What kind of movie can $150,000 buy you these days? If you’re talking about 2011 Sundance prize-winner “Another Earth,” the reported budget of which was trumped by its near-$3 million purchase by Fox Searchlight, you’re getting a serious, somber, bruised, hopeful, thrilling, shocking, emotions-over-the-line speculative science-fiction romance-tragedy with one scene in it that I cannot tell you how hard it hits and I hope no one else does either. Co-writer-producer-cinematographer-editor-director Mike Cahill, who tells me the filmmakers were given final cut—”Fox has been so supportive and incredible”—and co-writer-producer-star Brit Marling, posit the discovery of a second, mirror planet in the sky, with simple, insistent, even haunting special effects: in the many exterior scenes, oh! There it is. Waxing, waning, growing. “Another Earth” opens with a terrible meet-brute: its two primary characters come together in a tragic accident (again, created with a maximum of invention, with practical effects), a middle-aged composer (William Mapother) and a brilliant young MIT-bound science obsessive (Marling). Part of the courage of “Another Earth” is allowing mixed motives to cross a line, to where the characters become bracingly complex. “Remorse and forgiveness” were the themes cited by the Alfred P. Sloan award jury at Sundance, and that’s the film in three words. I’ve elided plot details in our conversation about one specific scene below. “One of the most fun, exhilarating parts of the art-making is the feel factor,” he observes. “‘This is right! I don’t know why I shouldn’t’ve cut a second earlier or a second later, I just know that it’s right.'”

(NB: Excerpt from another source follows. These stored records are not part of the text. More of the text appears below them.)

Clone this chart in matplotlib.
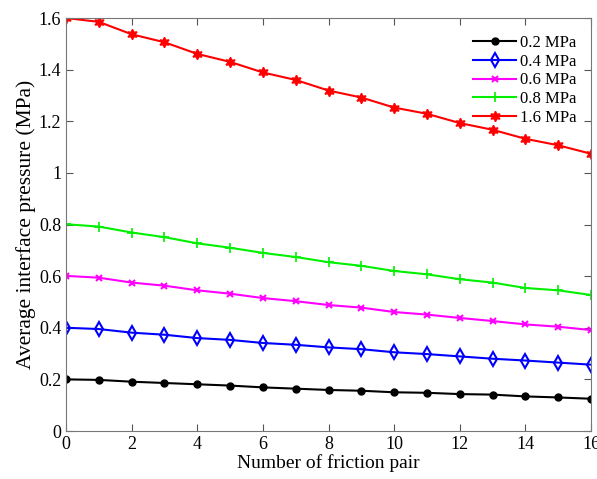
import matplotlib.pyplot as plt

plt.rcParams['font.family'] = ['Liberation Serif', 'DejaVu Serif']

pairs = list(range(17))
p02 = [0.200, 0.198, 0.191, 0.186, 0.181, 0.176, 0.169, 0.164, 0.159,
       0.156, 0.150, 0.148, 0.143, 0.141, 0.134, 0.130, 0.125]
p04 = [0.400, 0.395, 0.381, 0.373, 0.360, 0.353, 0.341, 0.334, 0.324,
       0.317, 0.305, 0.298, 0.289, 0.280, 0.273, 0.265, 0.257]
p06 = [0.601, 0.594, 0.575, 0.563, 0.545, 0.532, 0.515, 0.503, 0.488,
       0.478, 0.461, 0.451, 0.438, 0.426, 0.413, 0.404, 0.391]
p08 = [0.801, 0.792, 0.769, 0.751, 0.727, 0.710, 0.690, 0.674, 0.654,
       0.640, 0.620, 0.607, 0.588, 0.575, 0.554, 0.545, 0.527]
p16 = [1.600, 1.585, 1.537, 1.506, 1.461, 1.430, 1.389, 1.360, 1.319,
       1.292, 1.253, 1.229, 1.193, 1.167, 1.132, 1.107, 1.074]
labels = ['0.2 MPa', '0.4 MPa', '0.6 MPa', '0.8 MPa', '1.6 MPa']

fig = plt.figure(figsize=(5.97, 4.79), dpi=100)
ax = fig.add_axes([0.1106, 0.1002, 0.8794, 0.8622])

ax.plot(pairs, p02, color='black', lw=1.5, marker='o', ms=5, label=labels[0])
ax.plot(pairs, p04, color='blue', lw=1.5, marker='d', ms=7, mfc='none', mew=1.5, label=labels[1])
ax.plot(pairs, p06, color='magenta', lw=1.5, marker='x', ms=4, mew=1.5, label=labels[2])
ax.plot(pairs, p08, color='#00f000', lw=1.5, marker='+', ms=7, mew=1.2, label=labels[3])
ax.plot(pairs, p16, color='red', lw=1.5, marker=(6, 1, 0), ms=7.5, label=labels[4])

ax.set_xlim(0, 16)
ax.set_ylim(0, 1.6)
ax.set_xticks(range(0, 17, 2))
ax.set_yticks([0, 0.2, 0.4, 0.6, 0.8, 1.0, 1.2, 1.4, 1.6])
ax.set_yticklabels(['0', '0.2', '0.4', '0.6', '0.8', '1', '1.2', '1.4', '1.6'])
ax.tick_params(direction='in', top=True, right=True, labelsize=13, length=5, color='#555555')
for s in ax.spines.values():
    s.set_color('#777777')
    s.set_linewidth(0.8)
ax.set_xlabel('Number of friction pair', fontsize=14, labelpad=1)
ax.set_ylabel('Average interface pressure (MPa)', fontsize=15.5, labelpad=2)
ax.legend(loc='upper right', bbox_to_anchor=(1.013, 1.012), frameon=False, fontsize=12,
          handlelength=2.6, handletextpad=0.2, labelspacing=0.17, borderaxespad=0.9)

fig.savefig('out.png', dpi=100)
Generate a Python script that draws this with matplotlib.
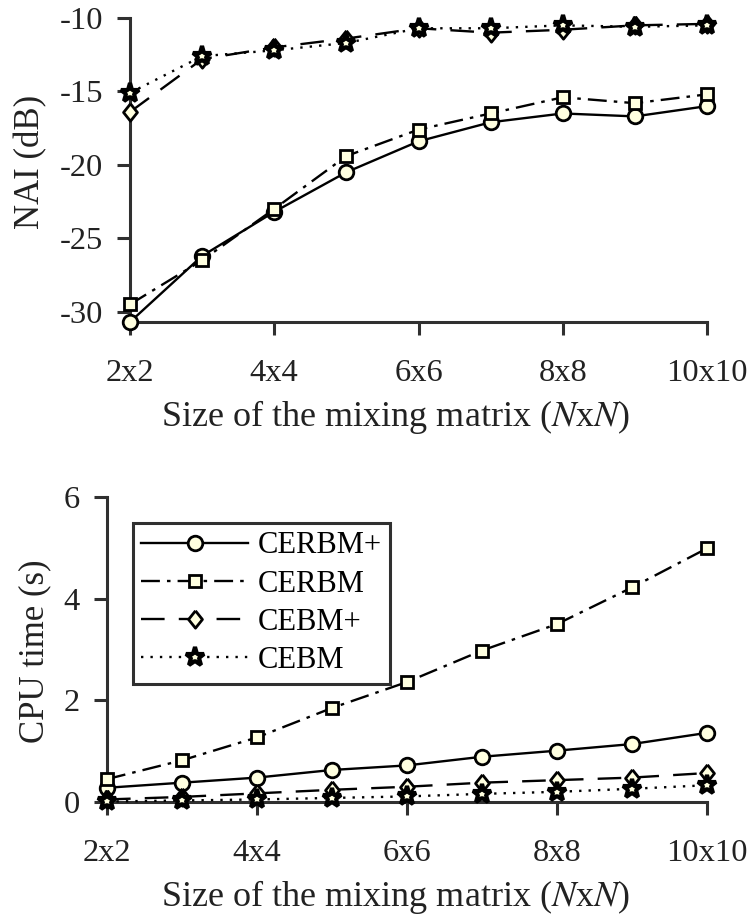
import matplotlib
matplotlib.use("Agg")
import matplotlib.pyplot as plt

plt.rcParams['font.family'] = ['Liberation Serif', 'DejaVu Serif']
plt.rcParams['mathtext.fontset'] = 'stix'
plt.rcParams['axes.unicode_minus'] = False

x = list(range(2, 11))
tick_labels = ["2x2", "4x4", "6x6", "8x8", "10x10"]
tick_pos = [2, 4, 6, 8, 10]

# NAI (dB)
nai_cerbm_plus = [-30.7, -26.2, -23.2, -20.5, -18.4, -17.1, -16.5, -16.7, -16.0]
nai_cerbm = [-29.5, -26.5, -23.0, -19.4, -17.6, -16.5, -15.4, -15.8, -15.2]
nai_cebm_plus = [-16.4, -12.8, -12.0, -11.4, -10.7, -11.0, -10.8, -10.5, -10.4]
nai_cebm = [-15.1, -12.6, -12.2, -11.7, -10.7, -10.7, -10.5, -10.6, -10.5]

# CPU time (s)
cpu_cerbm_plus = [0.28, 0.38, 0.48, 0.63, 0.72, 0.89, 1.01, 1.14, 1.36]
cpu_cerbm = [0.45, 0.82, 1.27, 1.85, 2.36, 2.98, 3.50, 4.22, 4.99]
cpu_cebm_plus = [0.05, 0.10, 0.17, 0.24, 0.30, 0.38, 0.43, 0.48, 0.57]
cpu_cebm = [0.01, 0.03, 0.05, 0.08, 0.11, 0.16, 0.20, 0.26, 0.33]

names = ["CERBM+", "CERBM", "CEBM+", "CEBM"]
face = "#ffffe0"
diamond = [(0, 1), (0.8, 0), (0, -1), (-0.8, 0), (0, 1)]
styles = [
    dict(ls="-", marker="o", ms=10.5, mew=2.0),
    dict(ls=(0, (8, 3, 1.5, 3)), marker="s", ms=8.5, mew=2.0),
    dict(ls=(0, (10, 6)), marker=diamond, ms=12.5, mew=2.0),
    dict(ls=(0, (1, 3)), marker="*", ms=14, mew=3.0),
]
spine_col = "#303030"
txt_col = "#222222"
fs_tick = 23.4
fs_lab = 25
fs_xlab = 26

fig = plt.figure(figsize=(7.53, 9.18), dpi=100)
ax1 = fig.add_axes([130/753, 1-322/918, 577/753, 304/918])
ax2 = fig.add_axes([107/753, 1-802/918, 600/753, 305/918])


def style_ax(ax):
    for s in ["top", "right"]:
        ax.spines[s].set_visible(False)
    for s in ["left", "bottom"]:
        ax.spines[s].set_color(spine_col)
        ax.spines[s].set_linewidth(2.2)
    ax.tick_params(direction="out", length=9.4, width=2.2, color=spine_col,
                   labelsize=fs_tick, labelcolor=txt_col)
    ax.tick_params(axis="x", pad=17.5)
    ax.tick_params(axis="y", pad=10)
    ax.set_xlim(2, 10)
    ax.set_xticks(tick_pos)
    ax.set_xticklabels(tick_labels)
    ax.set_xlabel("Size of the mixing matrix ($N$x$N$)", fontsize=fs_xlab,
                  color=txt_col)


for ys, st, nm in zip([nai_cerbm_plus, nai_cerbm, nai_cebm_plus, nai_cebm], styles, names):
    ax1.plot(x, ys, color="black", lw=1.7, mfc=face, mec="black",
             clip_on=False, label=nm, zorder=3, **st)
ax1.set_ylim(-30.7, -10)
ax1.set_yticks([-30, -25, -20, -15, -10])
ax1.set_ylabel("NAI (dB)", fontsize=fs_lab, color=txt_col)
style_ax(ax1)
ax1.xaxis.set_label_coords(0.46, -0.25)
ax1.yaxis.set_label_coords(-0.143, 0.525)

for ys, st, nm in zip([cpu_cerbm_plus, cpu_cerbm, cpu_cebm_plus, cpu_cebm], styles, names):
    ax2.plot(x, ys, color="black", lw=1.7, mfc=face, mec="black",
             clip_on=False, label=nm, zorder=3, **st)
ax2.set_ylim(0, 6)
ax2.set_yticks([0, 2, 4, 6])
ax2.set_ylabel("CPU time (s)", fontsize=fs_lab, color=txt_col)
style_ax(ax2)
ax2.xaxis.set_label_coords(0.481, -0.249)
ax2.yaxis.set_label_coords(-0.093, 0.495)

leg = ax2.legend(loc="upper left", bbox_to_anchor=(0.043, 0.915), borderaxespad=0,
                 fontsize=22, fancybox=False, framealpha=1, edgecolor=spine_col,
                 handlelength=3.5, handletextpad=0.3, borderpad=0.28,
                 labelspacing=0.3)
leg.get_frame().set_linewidth(2.2)

fig.savefig("out.png", dpi=100)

There are some places where Marling’s character goes beyond amoral. She goes to places where she hopes to find herself, but she’s possibly going to hurt people even more. “Those are the kinds of questions that are the most interesting,” the fantastically exuberant Cahill says. “The movies where the protagonist has to choose between right and wrong are not that challenging. What about choosing between wrong and a little more wrong? She thinks apologizing to this [character] from the get-go is selfish; maybe it’s a better thing to try to make… life better. But that moment when they [have a revealing encounter], it’s really charged. It’s so beautiful if there’s no past, but there is a past. It’s just really wrong but yet maybe it’s what [they] need. I love the challenge of that scene. I love the challenge it presents to the audience of deciding what is right or wrong. On one hand, it is very wrong, but on the other hand, it has its reasons in the bubble that they’ve created for one another that does not acknowledge the past. It does have a place, which is quite beautiful, and the way that rips my mind’s approach to this protagonist is exhilarating.” (Ray Pride)
“Another Earth” opens Friday at Landmark Century, River East and Century 12 Evanston.